I am speaking to you as I always have – as the sober and serious man I have always wanted you to be, who does not apologise for his human feelings, who does not make excuses for his height, his long arms, his beautiful smile. You are growing into consciousness, and my wish for you is that you feel no need to constrict yourself to make other people comfortable. None of that can change the math anyway. I never wanted you to be twice as good as them, so much as I have always wanted you to attack every day of your brief bright life in struggle. The people who must believe they are white can never be your measuring stick. I would not have you descend into your own dream. I would have you be a conscious citizen of this terrible and beautiful world.

— Between the World and Me by Ta-Nihisi Coates, pg 107-108

And this.

I am sorry that I cannot make it okay. I am sorry that I cannot save you – but not that sorry. Part of me thinks that your very vulnerability brings you closer to the meaning of life, just as for others, the quest to believe oneself white divides them from it.

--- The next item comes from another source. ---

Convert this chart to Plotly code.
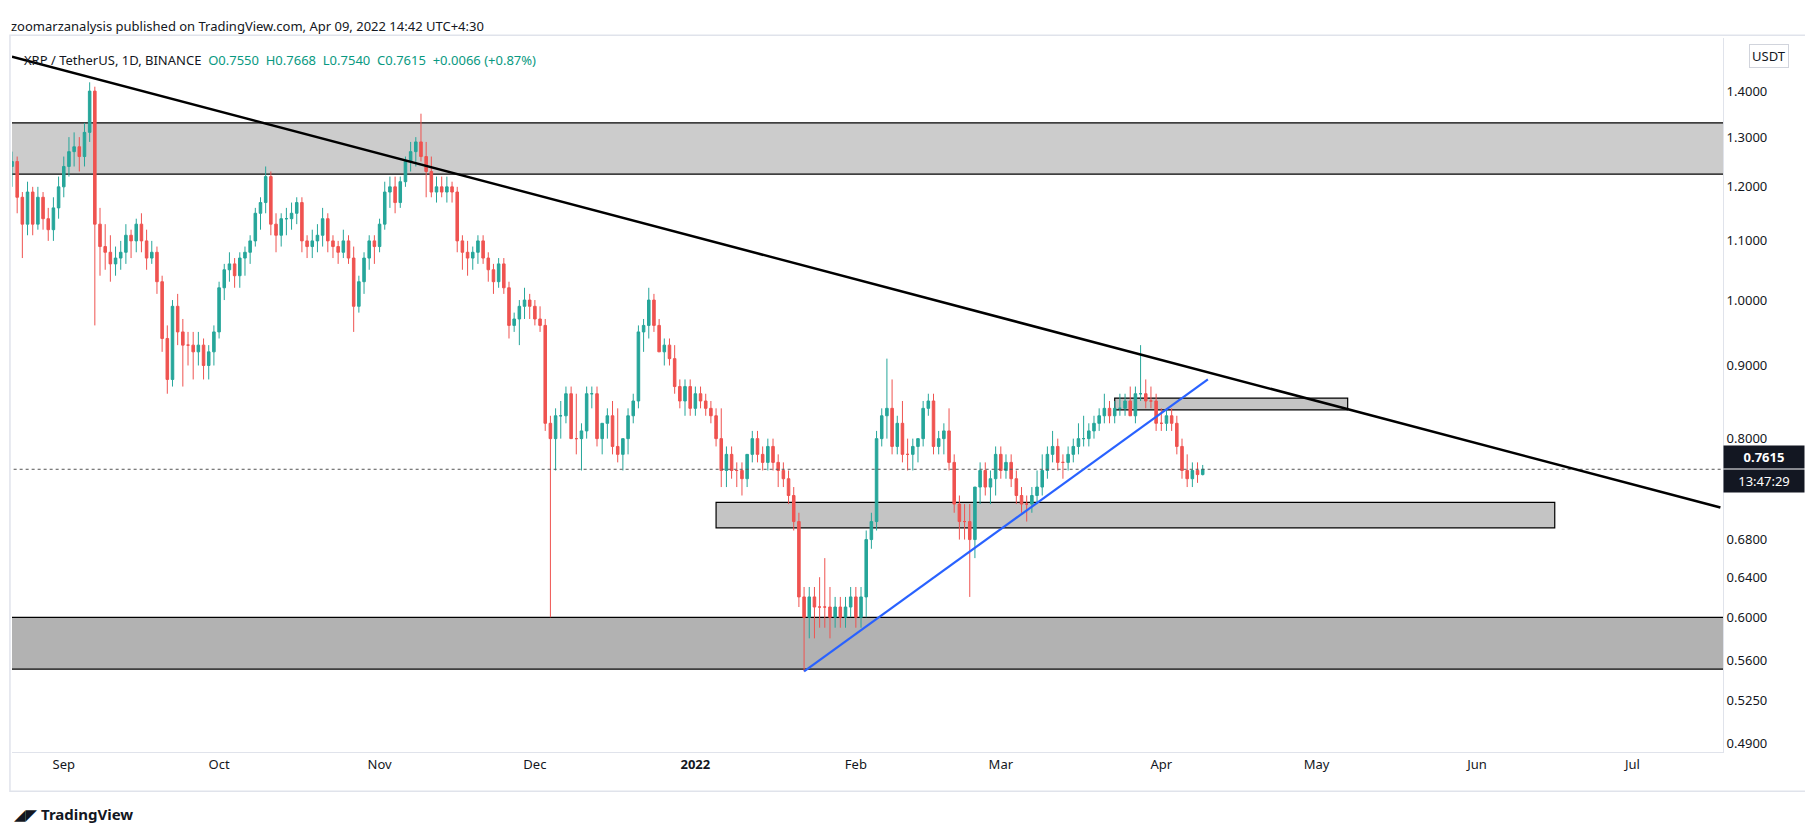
import plotly.graph_objects as go
import pandas as pd
import math

dates = pd.date_range("2021-08-22", "2022-04-09", freq="D")

closes = [
1.25,1.18,1.13,1.19,1.13,1.18,1.14,
1.12,1.16,1.20,1.24,1.27,1.28,1.26,
1.31,1.40,1.13,1.09,1.08,1.06,1.07,
1.08,1.11,1.10,1.13,1.10,1.07,1.08,
1.03,0.94,0.88,0.99,0.95,0.93,0.93,
0.92,0.93,0.90,0.92,0.95,1.02,1.05,
1.06,1.04,1.07,1.08,1.10,1.15,1.17,
1.22,1.13,1.11,1.14,1.14,1.15,1.17,
1.10,1.09,1.10,1.11,1.14,1.10,1.09,
1.08,1.10,1.07,0.99,1.03,1.07,1.10,
1.09,1.13,1.19,1.20,1.17,1.21,1.25,
1.27,1.29,1.26,1.23,1.19,1.20,1.19,
1.20,1.19,1.10,1.08,1.07,1.08,1.10,
1.07,1.05,1.03,1.06,1.02,0.96,0.97,
0.99,1.00,0.99,0.97,0.96,0.82,0.80,
0.83,0.83,0.86,0.80,0.80,0.81,0.86,
0.86,0.80,0.82,0.83,0.79,0.78,0.80,
0.83,0.85,0.95,0.96,1.00,0.96,0.92,
0.93,0.91,0.87,0.85,0.87,0.84,0.86,
0.85,0.84,0.83,0.80,0.76,0.78,0.76,
0.76,0.75,0.78,0.80,0.78,0.77,0.79,
0.77,0.76,0.75,0.73,0.70,0.62,0.60,
0.62,0.61,0.61,0.61,0.60,0.61,0.60,
0.61,0.62,0.60,0.62,0.68,0.70,0.80,
0.83,0.84,0.79,0.82,0.78,0.78,0.79,
0.80,0.84,0.85,0.79,0.80,0.81,0.77,
0.72,0.70,0.70,0.68,0.74,0.76,0.74,
0.75,0.78,0.76,0.77,0.75,0.73,0.72,
0.72,0.73,0.74,0.76,0.78,0.79,0.77,
0.77,0.78,0.79,0.80,0.80,0.81,0.82,
0.83,0.84,0.83,0.84,0.84,0.85,0.83,
0.86,0.86,0.85,0.85,0.82,0.82,0.83,
0.82,0.79,0.76,0.75,0.76,0.755,0.7615]

opens = [1.24] + closes[:-2] + [0.7550]

highs = [
1.27,1.26,1.19,1.21,1.20,1.20,1.19,
1.16,1.18,1.22,1.26,1.30,1.31,1.30,
1.33,1.42,1.41,1.16,1.13,1.11,1.09,
1.10,1.13,1.12,1.14,1.15,1.12,1.10,
1.09,1.04,0.96,1.00,1.01,0.97,0.95,
0.95,0.95,0.94,0.93,0.96,1.03,1.06,
1.08,1.07,1.08,1.09,1.11,1.16,1.18,
1.24,1.23,1.15,1.15,1.16,1.17,1.18,
1.18,1.11,1.12,1.13,1.16,1.15,1.11,
1.10,1.12,1.11,1.09,1.04,1.08,1.11,
1.11,1.14,1.21,1.22,1.22,1.22,1.26,
1.29,1.30,1.35,1.29,1.26,1.22,1.22,
1.22,1.21,1.20,1.11,1.10,1.09,1.11,
1.11,1.08,1.06,1.07,1.07,1.03,0.98,
1.00,1.02,1.01,1.00,0.99,0.97,0.83,
0.84,0.85,0.87,0.87,0.86,0.82,0.87,
0.87,0.87,0.82,0.84,0.85,0.84,0.80,
0.84,0.86,0.96,0.97,1.02,1.01,0.97,
0.94,0.94,0.93,0.88,0.88,0.88,0.87,
0.87,0.86,0.85,0.84,0.84,0.79,0.79,
0.77,0.77,0.78,0.81,0.81,0.79,0.80,
0.80,0.78,0.77,0.76,0.74,0.71,0.63,
0.63,0.63,0.64,0.66,0.63,0.62,0.62,
0.62,0.63,0.63,0.63,0.69,0.71,0.81,
0.84,0.91,0.88,0.83,0.85,0.80,0.80,
0.80,0.85,0.86,0.86,0.81,0.82,0.84,
0.78,0.73,0.72,0.72,0.74,0.77,0.77,
0.76,0.79,0.79,0.78,0.78,0.76,0.74,
0.73,0.74,0.76,0.78,0.79,0.81,0.80,
0.78,0.79,0.80,0.82,0.83,0.82,0.83,
0.84,0.86,0.85,0.85,0.86,0.86,0.87,
0.87,0.93,0.88,0.87,0.86,0.84,0.84,
0.84,0.83,0.80,0.78,0.77,0.77,0.7668]

lows = [
1.20,1.15,1.07,1.11,1.11,1.12,1.12,
1.10,1.10,1.14,1.18,1.22,1.24,1.23,
1.24,1.29,0.96,1.04,1.05,1.03,1.04,
1.05,1.06,1.07,1.08,1.08,1.05,1.06,
1.01,0.92,0.86,0.87,0.93,0.87,0.90,
0.88,0.90,0.88,0.88,0.90,0.94,1.00,
1.03,1.02,1.02,1.04,1.06,1.09,1.12,
1.15,1.11,1.08,1.09,1.11,1.12,1.13,
1.08,1.07,1.07,1.08,1.09,1.08,1.07,
1.06,1.07,1.06,0.95,0.98,1.01,1.05,
1.06,1.08,1.12,1.16,1.15,1.16,1.20,
1.23,1.24,1.25,1.18,1.18,1.17,1.18,
1.17,1.17,1.08,1.05,1.04,1.05,1.06,
1.06,1.03,1.01,1.02,1.01,0.94,0.95,
0.93,0.97,0.97,0.96,0.95,0.81,0.60,
0.76,0.80,0.82,0.80,0.78,0.76,0.80,
0.84,0.79,0.78,0.80,0.78,0.77,0.76,
0.78,0.82,0.84,0.92,0.94,0.95,0.92,
0.90,0.90,0.86,0.84,0.83,0.83,0.83,
0.84,0.83,0.82,0.79,0.74,0.74,0.75,
0.74,0.73,0.74,0.77,0.77,0.76,0.76,
0.76,0.74,0.74,0.72,0.69,0.61,0.55,
0.58,0.58,0.59,0.59,0.58,0.59,0.59,
0.59,0.60,0.59,0.59,0.60,0.67,0.69,
0.79,0.80,0.78,0.78,0.77,0.76,0.76,
0.77,0.79,0.83,0.78,0.78,0.78,0.76,
0.71,0.68,0.68,0.62,0.66,0.72,0.73,
0.72,0.73,0.75,0.75,0.74,0.72,0.71,
0.70,0.71,0.72,0.73,0.75,0.77,0.76,
0.75,0.76,0.77,0.78,0.79,0.79,0.80,
0.81,0.82,0.82,0.82,0.83,0.83,0.83,
0.82,0.85,0.84,0.84,0.81,0.81,0.81,
0.81,0.78,0.75,0.74,0.74,0.745,0.754]

# zones and lines (dates, prices)
top_zone = ["2021-08-20", "2022-07-20", 1.225, 1.33]
bottom_zone = ["2021-08-20", "2022-07-20", 0.552, 0.60]
mid_zone = ["2022-01-05", "2022-06-16", 0.693, 0.722]
small_zone = ["2022-03-23", "2022-05-07", 0.838, 0.854]
trend_x = ["2021-08-22", "2022-07-18"]
trend_y = [1.48, 0.716]
blue_x = ["2022-01-22", "2022-04-10"]
blue_y = [0.55, 0.88]
last_price = 0.7615

ytick_vals = [0.49, 0.525, 0.56, 0.60, 0.64, 0.68, 0.80, 0.90, 1.0, 1.1, 1.2, 1.3, 1.4]
xtick_vals = ["2021-09-01","2021-10-01","2021-11-01","2021-12-01","2022-01-01","2022-02-01",
              "2022-03-01","2022-04-01","2022-05-01","2022-06-01","2022-07-01"]
xtick_text = ["Sep","Oct","Nov","Dec","<b>2022</b>","Feb","Mar","Apr","May","Jun","Jul"]

fig = go.Figure()

def rect(z, fill):
    x0, x1, y0, y1 = z
    fig.add_shape(type="rect", xref="x", yref="y", x0=x0, x1=x1, y0=y0, y1=y1,
                  fillcolor=fill, line=dict(color="black", width=1.2), layer="below")

rect(top_zone, "#cccccc")
rect(bottom_zone, "#b2b2b2")
rect(mid_zone, "#c4c4c4")
rect(small_zone, "#c4c4c4")

fig.add_trace(go.Scatter(x=["2021-08-20", "2022-07-20"], y=[last_price, last_price], mode="lines",
                         line=dict(color="#555", width=1, dash="dot"), showlegend=False, hoverinfo="skip"))

fig.add_trace(go.Candlestick(x=dates, open=opens, high=highs, low=lows, close=closes,
                             increasing=dict(line=dict(color="#26a69a", width=1), fillcolor="#26a69a"),
                             decreasing=dict(line=dict(color="#ef5350", width=1), fillcolor="#ef5350"),
                             whiskerwidth=0, showlegend=False))

fig.add_trace(go.Scatter(x=trend_x, y=trend_y, mode="lines", line=dict(color="black", width=2.5),
                         showlegend=False, hoverinfo="skip"))
fig.add_trace(go.Scatter(x=blue_x, y=blue_y, mode="lines", line=dict(color="#2962ff", width=2.2),
                         showlegend=False, hoverinfo="skip"))

fig.update_layout(
    width=1813, height=829, margin=dict(l=4, r=98, t=30, b=85),
    paper_bgcolor="white", plot_bgcolor="white",
    font=dict(family="Noto Sans, DejaVu Sans", size=13, color="#131722"),
    xaxis=dict(range=["2021-08-22 00:00", "2022-07-18 12:00"], rangeslider=dict(visible=False),
               tickvals=xtick_vals, ticktext=xtick_text, showgrid=False, zeroline=False,
               showline=True, linecolor="#e0e3eb", ticks="", tickfont=dict(size=13, color="#131722")),
    yaxis=dict(type="log", range=[math.log10(0.483), math.log10(1.525)], side="right",
               tickvals=ytick_vals, tickformat=".4f", showgrid=False, zeroline=False,
               showline=True, linecolor="#e0e3eb", ticks="", tickfont=dict(size=13, color="#131722")),
)

# frame
fig.add_shape(type="rect", xref="paper", yref="paper", x0=-0.0012, x1=1.05, y0=-0.055, y1=1.004,
              line=dict(color="#e0e3eb", width=1.5), fillcolor="rgba(0,0,0,0)", layer="above")

# header texts
fig.add_annotation(xref="paper", yref="paper", x=-0.002, y=1.017, xanchor="left", yanchor="middle",
                   text="zoomarzanalysis published on TradingView.com, Apr 09, 2022 14:42 UTC+4:30",
                   showarrow=False, font=dict(size=13, color="#131722"))
fig.add_annotation(xref="paper", yref="paper", x=0.006, y=0.969, xanchor="left", yanchor="middle",
                   text="XRP / TetherUS, 1D, BINANCE  <span style='color:#089981'>O0.7550  H0.7668  L0.7540  C0.7615  +0.0066 (+0.87%)</span>",
                   showarrow=False, font=dict(size=13, color="#131722"))
fig.add_annotation(xref="paper", yref="paper", x=1.027, y=0.992, xanchor="center", yanchor="top",
                   text="USDT", showarrow=False, font=dict(size=13, color="#131722"),
                   bgcolor="white", bordercolor="#d1d4dc", borderwidth=1, borderpad=2)
fig.add_annotation(xref="paper", y=math.log10(last_price), x=1.0, xanchor="left", yanchor="bottom",
                   text="<b>0.7615</b>", showarrow=False, font=dict(size=13, color="white"),
                   bgcolor="#131722", borderpad=2, width=76, align="center")
fig.add_annotation(xref="paper", y=math.log10(last_price), x=1.0, xanchor="left", yanchor="top",
                   text="13:47:29", showarrow=False, font=dict(size=13, color="white"),
                   bgcolor="#131722", borderpad=2, width=76, align="center")
fig.add_annotation(xref="paper", yref="paper", x=0.0, y=-0.087, xanchor="left", yanchor="middle",
                   text="<b>◢◤ TradingView</b>", showarrow=False, font=dict(size=15, color="#131722"))

fig.write_html("out.html")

— Between the World and Me by Ta-Nihisi Coates, pg 107

Fear is also obvious, not needing to be mentioned. For example there is fear in violence, we know this. There is fear especially in petty violence because it is sickening. Because it escalates easily. Because William Golding had it so right in Lord of the Flies, with the modern equivalent being drones accidentally murdering wedding parties instead of enemies.

The struggle is attractive because it is to do with the mind and as Coates proves in his book it is more so to do with the body. And the body, the body is painstakingly, obviously between the world and me.

And I saw that what divided me from the world was not anything intrinsic to us but the actual injury done by people intent on naming us, intent on believing that what they have named us matters more than anything we could ever actually do. In America, the injury is not being born with darker skin, with fuller lips, with a broader nose, but in everything that happens after.